======== DATA SUPPLIED ========

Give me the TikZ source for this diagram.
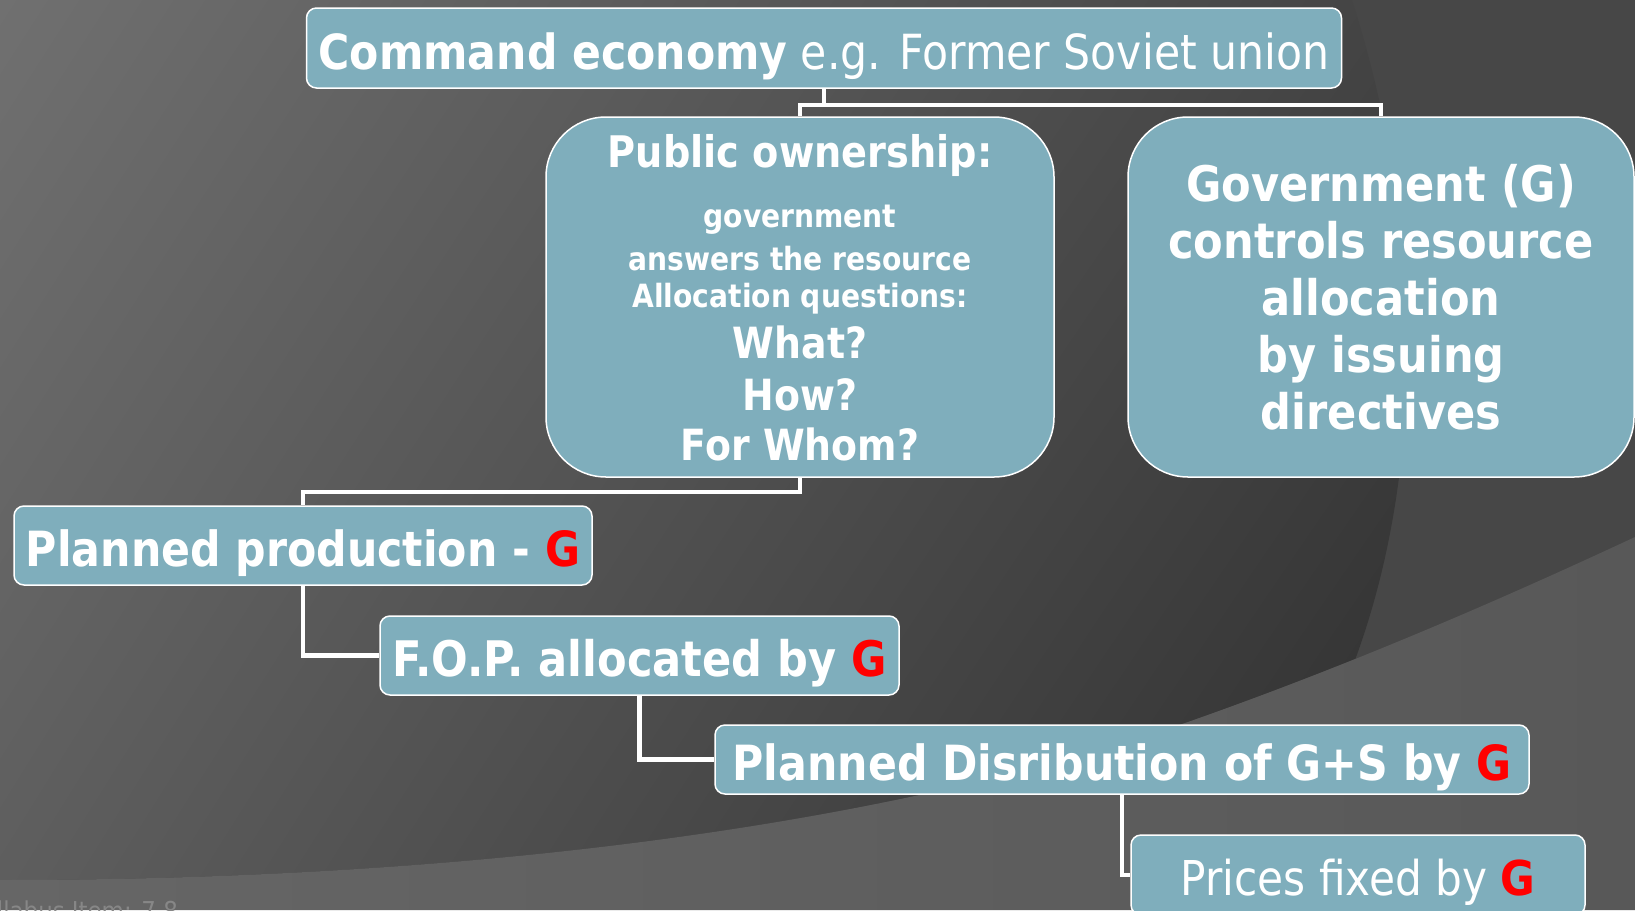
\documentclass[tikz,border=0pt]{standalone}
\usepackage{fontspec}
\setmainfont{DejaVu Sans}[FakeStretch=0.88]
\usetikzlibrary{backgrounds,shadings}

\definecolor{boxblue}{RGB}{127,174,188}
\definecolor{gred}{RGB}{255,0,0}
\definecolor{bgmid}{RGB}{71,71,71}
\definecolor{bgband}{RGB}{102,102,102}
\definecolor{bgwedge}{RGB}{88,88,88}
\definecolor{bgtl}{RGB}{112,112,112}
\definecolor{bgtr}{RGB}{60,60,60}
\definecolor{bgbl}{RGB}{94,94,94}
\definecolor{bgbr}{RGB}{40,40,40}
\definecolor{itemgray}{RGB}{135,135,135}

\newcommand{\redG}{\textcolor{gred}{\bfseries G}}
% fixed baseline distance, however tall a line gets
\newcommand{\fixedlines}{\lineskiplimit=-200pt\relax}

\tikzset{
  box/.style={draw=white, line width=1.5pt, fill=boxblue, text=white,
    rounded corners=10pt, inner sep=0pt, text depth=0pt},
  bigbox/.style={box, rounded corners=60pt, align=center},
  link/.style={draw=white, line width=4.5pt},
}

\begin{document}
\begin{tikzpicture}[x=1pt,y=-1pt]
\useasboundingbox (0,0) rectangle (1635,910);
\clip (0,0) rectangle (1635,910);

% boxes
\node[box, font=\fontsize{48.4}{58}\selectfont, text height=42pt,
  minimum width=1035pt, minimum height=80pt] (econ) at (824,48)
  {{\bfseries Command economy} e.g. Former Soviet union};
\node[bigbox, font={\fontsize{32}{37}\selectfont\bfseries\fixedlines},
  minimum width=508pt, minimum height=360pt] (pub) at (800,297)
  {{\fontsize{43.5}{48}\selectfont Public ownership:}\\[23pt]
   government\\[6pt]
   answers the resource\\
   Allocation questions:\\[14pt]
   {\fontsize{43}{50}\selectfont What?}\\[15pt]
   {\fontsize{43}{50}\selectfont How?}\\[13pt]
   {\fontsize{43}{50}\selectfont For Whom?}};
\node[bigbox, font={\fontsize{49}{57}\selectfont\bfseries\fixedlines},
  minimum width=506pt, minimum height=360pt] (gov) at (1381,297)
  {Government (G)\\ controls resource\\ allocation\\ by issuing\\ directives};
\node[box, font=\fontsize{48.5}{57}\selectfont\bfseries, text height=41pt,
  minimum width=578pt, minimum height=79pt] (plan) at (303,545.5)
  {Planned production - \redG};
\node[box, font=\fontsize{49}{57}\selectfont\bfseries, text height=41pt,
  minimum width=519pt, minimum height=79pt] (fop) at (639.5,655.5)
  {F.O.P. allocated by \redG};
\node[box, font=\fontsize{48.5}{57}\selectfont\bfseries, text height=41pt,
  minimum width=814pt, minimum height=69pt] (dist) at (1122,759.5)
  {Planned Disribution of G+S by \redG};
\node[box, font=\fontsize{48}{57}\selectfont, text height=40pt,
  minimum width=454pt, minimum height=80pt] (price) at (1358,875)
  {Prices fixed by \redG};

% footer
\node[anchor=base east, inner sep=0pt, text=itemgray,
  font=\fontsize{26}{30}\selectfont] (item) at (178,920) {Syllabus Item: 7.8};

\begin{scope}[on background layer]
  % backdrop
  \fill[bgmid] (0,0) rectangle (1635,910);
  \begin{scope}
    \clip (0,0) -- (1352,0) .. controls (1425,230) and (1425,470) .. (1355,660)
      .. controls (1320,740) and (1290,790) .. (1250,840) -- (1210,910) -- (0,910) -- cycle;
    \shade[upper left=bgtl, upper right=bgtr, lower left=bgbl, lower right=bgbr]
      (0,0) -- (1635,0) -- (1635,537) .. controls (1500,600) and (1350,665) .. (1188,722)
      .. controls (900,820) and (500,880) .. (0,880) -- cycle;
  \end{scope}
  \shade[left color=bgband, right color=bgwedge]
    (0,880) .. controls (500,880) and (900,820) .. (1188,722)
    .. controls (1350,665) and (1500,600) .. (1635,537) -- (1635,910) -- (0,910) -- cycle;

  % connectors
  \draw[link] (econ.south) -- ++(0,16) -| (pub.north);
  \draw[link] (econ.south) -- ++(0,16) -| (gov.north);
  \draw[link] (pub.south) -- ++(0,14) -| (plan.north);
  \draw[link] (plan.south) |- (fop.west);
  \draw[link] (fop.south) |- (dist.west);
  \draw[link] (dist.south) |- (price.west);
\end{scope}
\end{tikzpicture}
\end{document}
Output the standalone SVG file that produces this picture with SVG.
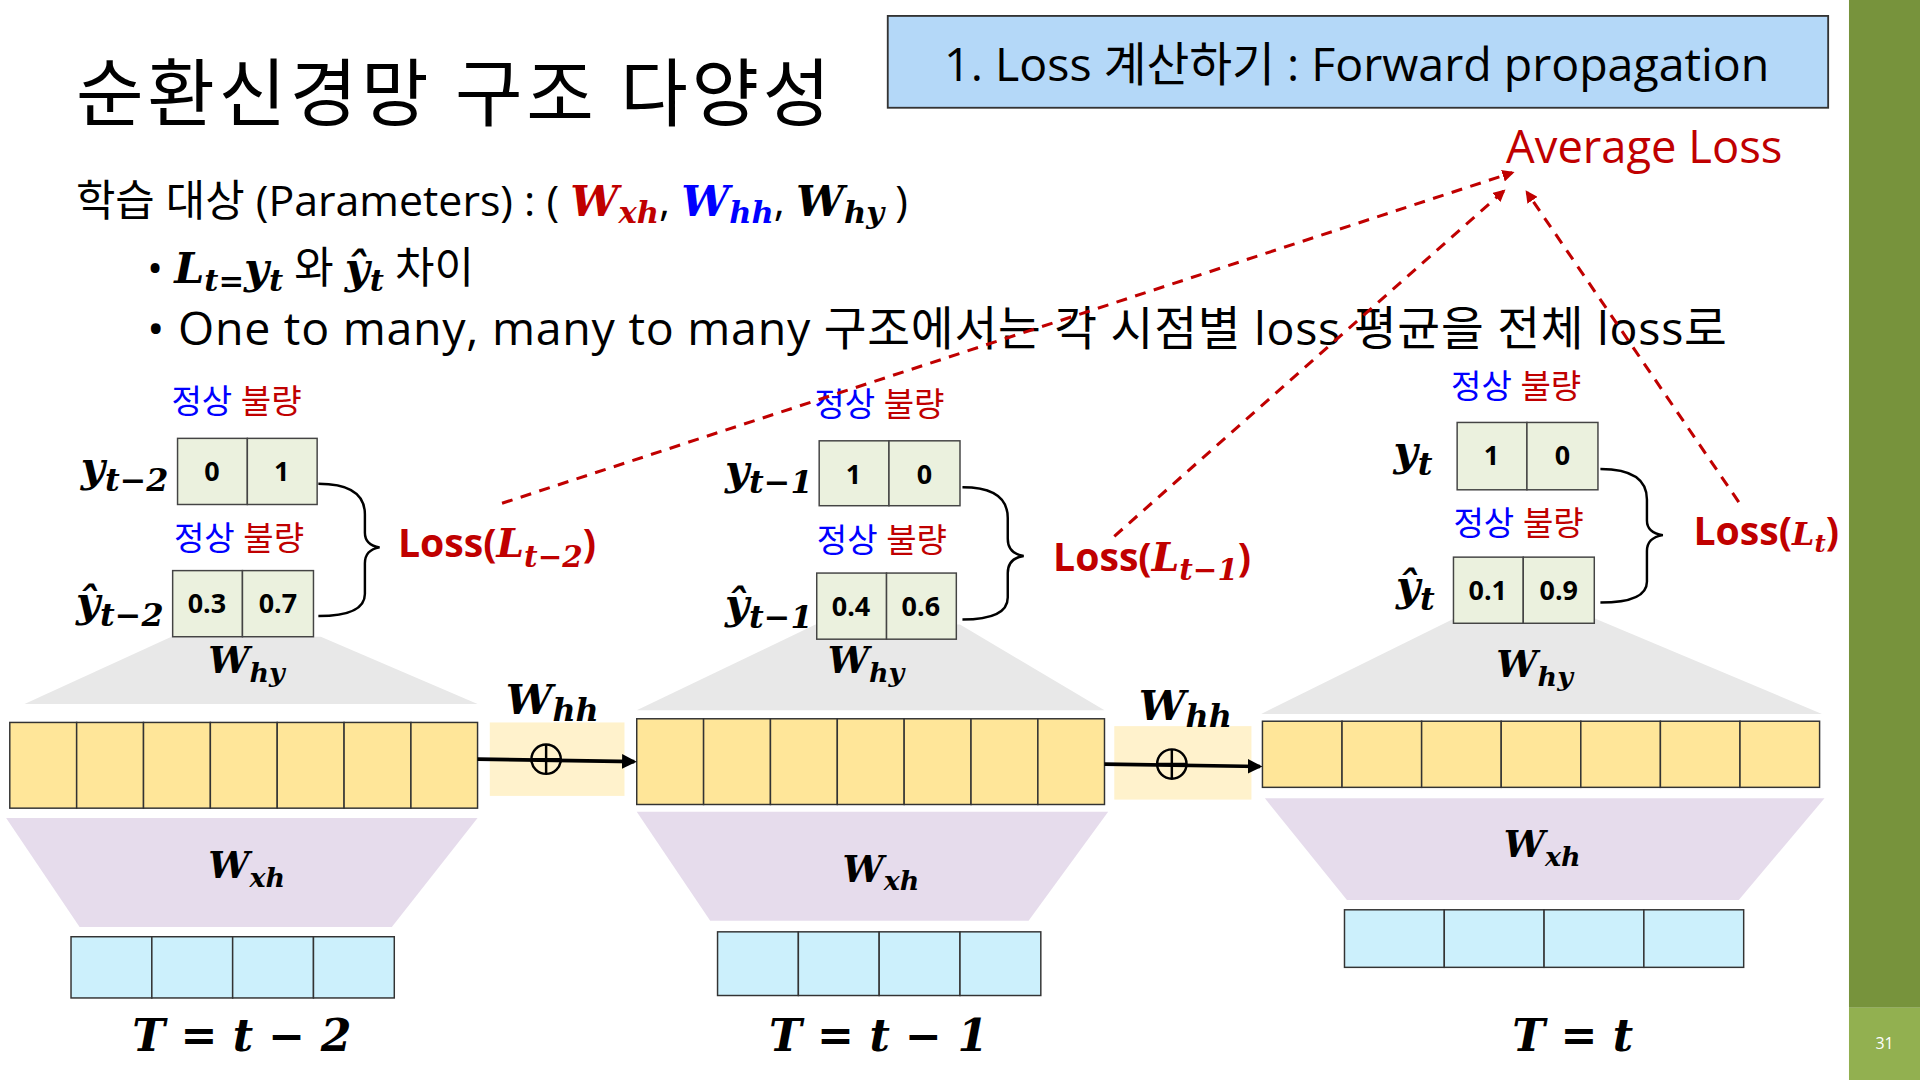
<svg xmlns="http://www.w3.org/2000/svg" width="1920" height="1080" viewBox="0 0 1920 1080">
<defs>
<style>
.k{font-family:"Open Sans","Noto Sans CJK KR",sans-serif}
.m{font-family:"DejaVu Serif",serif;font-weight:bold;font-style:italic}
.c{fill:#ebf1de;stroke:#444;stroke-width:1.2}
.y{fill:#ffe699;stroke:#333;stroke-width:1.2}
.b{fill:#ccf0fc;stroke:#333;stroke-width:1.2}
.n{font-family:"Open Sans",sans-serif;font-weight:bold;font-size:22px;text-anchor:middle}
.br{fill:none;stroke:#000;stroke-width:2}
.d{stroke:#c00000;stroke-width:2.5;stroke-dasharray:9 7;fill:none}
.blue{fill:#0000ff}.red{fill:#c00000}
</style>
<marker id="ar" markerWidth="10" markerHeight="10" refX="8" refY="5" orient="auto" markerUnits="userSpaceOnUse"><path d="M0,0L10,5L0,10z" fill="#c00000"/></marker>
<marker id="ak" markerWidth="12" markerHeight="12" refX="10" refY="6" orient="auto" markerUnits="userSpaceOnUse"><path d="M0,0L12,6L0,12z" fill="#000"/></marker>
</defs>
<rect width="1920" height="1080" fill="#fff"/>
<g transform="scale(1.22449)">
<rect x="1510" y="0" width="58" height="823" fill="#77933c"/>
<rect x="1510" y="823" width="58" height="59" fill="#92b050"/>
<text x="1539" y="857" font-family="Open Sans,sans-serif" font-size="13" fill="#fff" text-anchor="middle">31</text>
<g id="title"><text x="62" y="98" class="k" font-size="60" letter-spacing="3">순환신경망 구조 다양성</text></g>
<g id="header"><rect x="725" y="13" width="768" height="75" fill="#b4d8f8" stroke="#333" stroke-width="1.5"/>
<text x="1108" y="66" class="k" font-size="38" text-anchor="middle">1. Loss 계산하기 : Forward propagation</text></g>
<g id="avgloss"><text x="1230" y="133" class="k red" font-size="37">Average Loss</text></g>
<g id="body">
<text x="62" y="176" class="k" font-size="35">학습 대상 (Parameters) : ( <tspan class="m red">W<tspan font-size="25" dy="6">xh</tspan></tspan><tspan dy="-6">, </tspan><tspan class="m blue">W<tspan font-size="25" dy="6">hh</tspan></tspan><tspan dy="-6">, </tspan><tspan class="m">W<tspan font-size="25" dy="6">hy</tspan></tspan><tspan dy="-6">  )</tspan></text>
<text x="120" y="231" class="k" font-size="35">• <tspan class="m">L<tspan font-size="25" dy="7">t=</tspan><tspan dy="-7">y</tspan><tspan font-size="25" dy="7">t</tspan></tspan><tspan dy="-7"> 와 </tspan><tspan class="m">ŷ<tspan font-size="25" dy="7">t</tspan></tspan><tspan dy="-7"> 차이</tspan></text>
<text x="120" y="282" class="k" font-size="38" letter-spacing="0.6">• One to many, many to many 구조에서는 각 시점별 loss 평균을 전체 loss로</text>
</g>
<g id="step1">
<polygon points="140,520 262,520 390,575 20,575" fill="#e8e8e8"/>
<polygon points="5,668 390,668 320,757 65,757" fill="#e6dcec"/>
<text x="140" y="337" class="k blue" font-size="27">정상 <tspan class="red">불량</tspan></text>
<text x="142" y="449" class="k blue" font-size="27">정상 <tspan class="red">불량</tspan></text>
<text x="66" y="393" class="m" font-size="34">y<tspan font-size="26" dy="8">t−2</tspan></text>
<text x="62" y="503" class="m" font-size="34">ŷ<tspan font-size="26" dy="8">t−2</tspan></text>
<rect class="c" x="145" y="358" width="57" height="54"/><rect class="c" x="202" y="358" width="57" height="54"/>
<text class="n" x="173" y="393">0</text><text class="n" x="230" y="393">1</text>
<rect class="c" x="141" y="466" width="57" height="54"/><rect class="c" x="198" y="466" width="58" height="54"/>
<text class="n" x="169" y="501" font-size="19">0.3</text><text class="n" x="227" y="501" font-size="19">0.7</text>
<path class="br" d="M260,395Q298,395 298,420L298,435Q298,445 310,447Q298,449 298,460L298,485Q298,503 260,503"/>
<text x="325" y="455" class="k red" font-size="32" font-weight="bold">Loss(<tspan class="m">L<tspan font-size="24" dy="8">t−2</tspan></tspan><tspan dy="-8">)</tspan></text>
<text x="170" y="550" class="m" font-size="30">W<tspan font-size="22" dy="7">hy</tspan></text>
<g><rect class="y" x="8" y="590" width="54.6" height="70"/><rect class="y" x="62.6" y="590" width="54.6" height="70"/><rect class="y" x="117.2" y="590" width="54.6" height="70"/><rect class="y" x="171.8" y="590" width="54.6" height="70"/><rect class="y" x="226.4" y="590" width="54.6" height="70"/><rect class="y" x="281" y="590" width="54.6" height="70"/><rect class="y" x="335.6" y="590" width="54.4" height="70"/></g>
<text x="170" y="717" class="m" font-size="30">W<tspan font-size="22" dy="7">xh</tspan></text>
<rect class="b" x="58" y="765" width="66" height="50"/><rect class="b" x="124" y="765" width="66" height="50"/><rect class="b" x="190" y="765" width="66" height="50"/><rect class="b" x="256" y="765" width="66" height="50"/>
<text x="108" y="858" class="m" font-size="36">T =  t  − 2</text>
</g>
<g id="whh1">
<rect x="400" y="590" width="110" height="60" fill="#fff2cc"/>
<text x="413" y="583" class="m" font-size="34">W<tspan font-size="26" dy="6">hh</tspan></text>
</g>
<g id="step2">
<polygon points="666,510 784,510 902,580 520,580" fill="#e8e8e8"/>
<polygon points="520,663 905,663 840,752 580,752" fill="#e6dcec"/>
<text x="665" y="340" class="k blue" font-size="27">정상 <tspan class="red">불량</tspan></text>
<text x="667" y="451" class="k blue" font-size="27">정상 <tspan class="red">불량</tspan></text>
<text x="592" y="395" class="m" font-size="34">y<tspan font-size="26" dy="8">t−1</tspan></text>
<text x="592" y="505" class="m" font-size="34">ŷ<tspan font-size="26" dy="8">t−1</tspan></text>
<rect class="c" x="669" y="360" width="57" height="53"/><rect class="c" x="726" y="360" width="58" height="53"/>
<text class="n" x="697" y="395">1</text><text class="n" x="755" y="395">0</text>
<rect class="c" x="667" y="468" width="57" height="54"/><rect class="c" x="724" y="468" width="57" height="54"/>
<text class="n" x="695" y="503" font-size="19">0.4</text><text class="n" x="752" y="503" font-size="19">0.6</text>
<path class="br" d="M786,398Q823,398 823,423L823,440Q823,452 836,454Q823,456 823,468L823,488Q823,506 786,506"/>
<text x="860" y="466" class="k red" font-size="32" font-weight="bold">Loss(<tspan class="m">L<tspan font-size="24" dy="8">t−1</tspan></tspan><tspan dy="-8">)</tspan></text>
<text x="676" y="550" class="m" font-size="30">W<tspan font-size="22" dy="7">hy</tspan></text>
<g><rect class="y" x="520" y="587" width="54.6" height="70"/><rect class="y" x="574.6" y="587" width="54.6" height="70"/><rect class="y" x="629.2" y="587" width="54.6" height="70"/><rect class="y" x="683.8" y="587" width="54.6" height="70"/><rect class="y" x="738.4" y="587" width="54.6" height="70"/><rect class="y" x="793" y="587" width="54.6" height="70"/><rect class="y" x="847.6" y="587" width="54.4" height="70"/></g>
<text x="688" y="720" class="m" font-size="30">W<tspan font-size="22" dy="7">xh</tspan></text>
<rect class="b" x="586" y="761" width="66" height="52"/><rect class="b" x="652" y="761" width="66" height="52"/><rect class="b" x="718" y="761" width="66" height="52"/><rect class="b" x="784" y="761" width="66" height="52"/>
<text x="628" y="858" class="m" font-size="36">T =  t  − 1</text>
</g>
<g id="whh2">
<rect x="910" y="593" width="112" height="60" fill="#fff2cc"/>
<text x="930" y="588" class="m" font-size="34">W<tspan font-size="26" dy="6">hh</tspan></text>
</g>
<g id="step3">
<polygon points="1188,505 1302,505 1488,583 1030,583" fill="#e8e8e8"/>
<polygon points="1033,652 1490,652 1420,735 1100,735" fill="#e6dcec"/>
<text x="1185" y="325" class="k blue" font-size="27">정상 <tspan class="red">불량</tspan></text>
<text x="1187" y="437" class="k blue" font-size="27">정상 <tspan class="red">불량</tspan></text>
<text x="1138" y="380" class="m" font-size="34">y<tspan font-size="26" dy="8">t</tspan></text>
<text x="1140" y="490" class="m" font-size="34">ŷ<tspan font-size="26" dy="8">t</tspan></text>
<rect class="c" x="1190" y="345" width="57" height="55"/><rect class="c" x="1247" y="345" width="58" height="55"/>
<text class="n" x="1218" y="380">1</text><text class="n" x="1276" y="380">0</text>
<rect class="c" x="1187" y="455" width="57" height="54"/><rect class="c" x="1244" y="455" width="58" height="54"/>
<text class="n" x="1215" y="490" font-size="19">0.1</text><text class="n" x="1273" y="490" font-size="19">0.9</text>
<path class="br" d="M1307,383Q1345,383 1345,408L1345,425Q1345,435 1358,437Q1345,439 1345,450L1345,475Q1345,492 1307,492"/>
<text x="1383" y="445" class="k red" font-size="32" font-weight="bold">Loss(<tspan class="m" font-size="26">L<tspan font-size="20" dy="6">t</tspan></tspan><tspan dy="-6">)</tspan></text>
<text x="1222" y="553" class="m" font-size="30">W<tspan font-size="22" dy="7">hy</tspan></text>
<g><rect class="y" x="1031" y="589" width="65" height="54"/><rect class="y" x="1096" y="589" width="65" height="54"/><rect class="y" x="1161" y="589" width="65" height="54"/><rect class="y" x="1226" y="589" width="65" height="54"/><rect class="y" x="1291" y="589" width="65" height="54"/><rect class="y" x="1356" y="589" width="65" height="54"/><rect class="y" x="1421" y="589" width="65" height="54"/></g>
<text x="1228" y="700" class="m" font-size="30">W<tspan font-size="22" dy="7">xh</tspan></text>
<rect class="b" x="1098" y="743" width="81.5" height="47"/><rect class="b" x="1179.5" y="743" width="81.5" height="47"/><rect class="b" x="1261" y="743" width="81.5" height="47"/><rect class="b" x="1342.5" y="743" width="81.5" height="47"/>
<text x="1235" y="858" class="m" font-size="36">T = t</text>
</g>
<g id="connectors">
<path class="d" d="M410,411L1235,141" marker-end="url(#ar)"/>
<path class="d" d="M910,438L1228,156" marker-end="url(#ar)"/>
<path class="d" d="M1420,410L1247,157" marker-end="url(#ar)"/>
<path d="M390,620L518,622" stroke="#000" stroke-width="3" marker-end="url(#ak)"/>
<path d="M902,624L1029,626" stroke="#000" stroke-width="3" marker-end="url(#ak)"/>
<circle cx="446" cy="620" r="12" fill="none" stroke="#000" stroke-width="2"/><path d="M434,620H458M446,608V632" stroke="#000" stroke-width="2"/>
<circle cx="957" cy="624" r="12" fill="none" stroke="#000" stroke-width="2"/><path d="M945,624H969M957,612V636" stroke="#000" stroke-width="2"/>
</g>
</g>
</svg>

========

*EXERCISE DETAILS*:
Answer with one number: how many lines of the entries above include the word "this".

*COMPLETED EXERCISE*:
2